FEATURES OF THE CONSTRUCTION OF THE STIFFNESS MATRIX OF THE SPATIAL HEXAGONAL FINITE ELEMENT FOR COMPOSITE MATERIAL WITH DISCRETE INCLUSIONS BASED ON THE MOMENT SCHEME

Abstract

An approach to numerical modeling of the stress-strain state of composite structures with discrete inclusions is presented in the paper. The finite element method is used as the main method, namely its modification – the moment finite-element scheme. The moment scheme, in contrast to the classic scheme of finite elements, allows to avoid such negative properties as not taking in consideration the rigid rotation of the finite element and “false” shear. If both the material of the matrix and the material of the reinforcing inclusions are weakly compressible, then problems arise due to the fact that some elastic constants approach very large values. The Taylor series expansion of the components of the displacement vector, the components of the strain tensor, and the volume change function is used in order to eliminate the mentioned shortcomings, after that, according to the moment scheme, certain sums are removed from these expansions. Homogenization of the material with lamellar inclusions, a small proportion of spherical inclusions, and a large proportion of spherical inclusions is used for modeling the elastic properties of the composite. The chaotic nature of the location of inclusions after homogenization makes it possible to present a non-homogeneous composite material as a homogeneous quasi-isotropic one. The described approaches are used in the construction of the stiffness matrix of the spatial hexagonal finite element.

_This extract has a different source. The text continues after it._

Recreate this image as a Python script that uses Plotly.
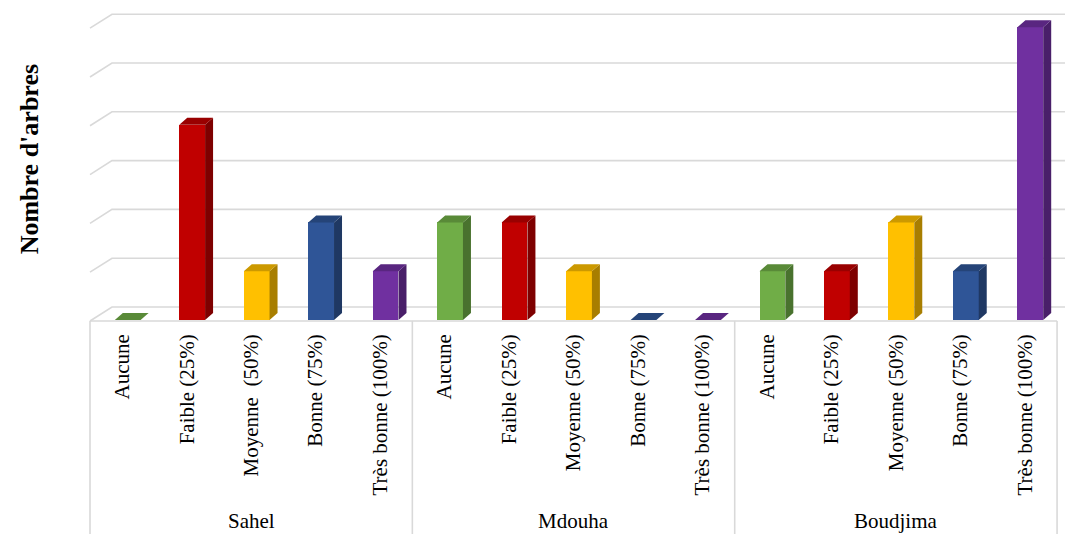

The obtained expressions for the stiffness matrix are done in the software package for calculating structures from composite materials. The calculation of a thick-walled pipe under the action of internal pressure from a composite material with lamellar inclusions, a small proportion of spherical inclusions, and a large proportion of spherical inclusions was carried out using the software package. For different volume fractions of discrete inclusions, the numerical convergence of the results with different finite element meshes has been investigated, which shows great congruence with analytical solutions.